● **Available data**:

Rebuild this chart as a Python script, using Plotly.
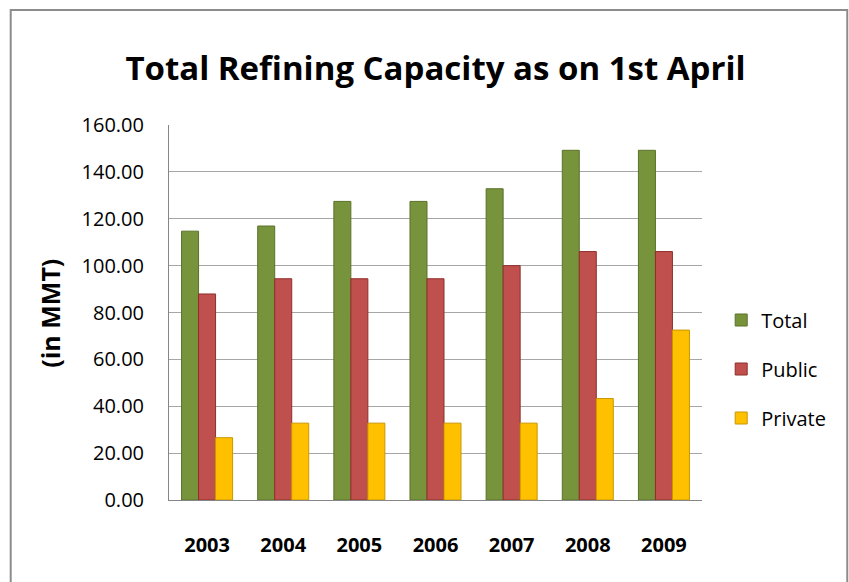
import plotly.graph_objects as go

years = ["2003", "2004", "2005", "2006", "2007", "2008", "2009"]
total = [114.7, 116.9, 127.4, 127.4, 132.8, 149.2, 149.2]
public = [87.9, 94.4, 94.4, 94.4, 100.0, 106.0, 106.0]
private = [26.6, 32.8, 32.8, 32.8, 32.8, 43.3, 72.5]
yticks = [0, 20, 40, 60, 80, 100, 120, 140, 160]

series = [
    ("Total", total, "#77933C", "#5A7229"),
    ("Public", public, "#C0504D", "#8E2E2B"),
    ("Private", private, "#FFC000", "#C99700"),
]

fig = go.Figure()
for name, vals, col, edge in series:
    fig.add_trace(go.Bar(
        x=years, y=vals, name=name, legendgroup=name,
        marker=dict(color=col, line=dict(color=edge, width=1)),
    ))

fig.update_layout(
    width=849, height=582,
    margin=dict(l=169, r=147, t=125, b=82),
    paper_bgcolor="white", plot_bgcolor="white",
    barmode="group", bargap=0.33, bargroupgap=0,
    font=dict(family="Open Sans, Liberation Sans", color="#000000"),
    title=dict(
        text="<b>Total Refining Capacity as on 1st April</b>",
        x=0.5, xanchor="center", xref="paper",
        y=1 - 68 / 582, yanchor="middle",
        font=dict(size=33, family="Open Sans", color="#000000"),
    ),
    xaxis=dict(
        showline=True, linecolor="#868686", linewidth=1,
        ticks="", tickfont=dict(size=20, family="Open Sans"),
        tickprefix="<b>", ticksuffix="</b>",
        ticklabelstandoff=27,
    ),
    yaxis=dict(
        range=[0, 160], tickvals=yticks,
        ticktext=[f"{v:.2f}" for v in yticks],
        showgrid=True, gridcolor="#A6A6A6", gridwidth=1,
        showline=True, linecolor="#868686", linewidth=1,
        zeroline=False, ticks="",
        tickfont=dict(size=20, family="Open Sans"),
        ticklabelstandoff=20,
    ),
    annotations=[dict(
        text="<b>(in MMT)</b>", xref="paper", yref="paper",
        x=(50 - 169) / 532, y=(500 - 313) / 375,
        xanchor="center", yanchor="middle", textangle=-90,
        showarrow=False, font=dict(size=25, family="Open Sans"),
    )],
    legend=dict(
        x=1.036, xanchor="left", y=(500 - 369) / 375, yanchor="middle",
        font=dict(size=20, family="Open Sans"),
        tracegroupgap=20, itemwidth=30,
        bgcolor="rgba(0,0,0,0)",
    ),
    shapes=[dict(
        type="rect", xref="paper", yref="paper",
        x0=(11 - 169) / 532, x1=(846 - 169) / 532,
        y0=-0.5, y1=(500 - 10) / 375,
        line=dict(color="#8C8C8C", width=2), fillcolor="rgba(0,0,0,0)",
        layer="below",
    )],
)

fig.write_html("out.html", config={"displayModeBar": False},
               post_script="document.body.style.margin='0';")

● **Directions for this task**: Return the material line for line, from its beginning to the line that contains "import plotly.graph_objects as go", with the pictures left out.

● **Complete output**:
Rebuild this chart as a Python script, using Plotly.
import plotly.graph_objects as go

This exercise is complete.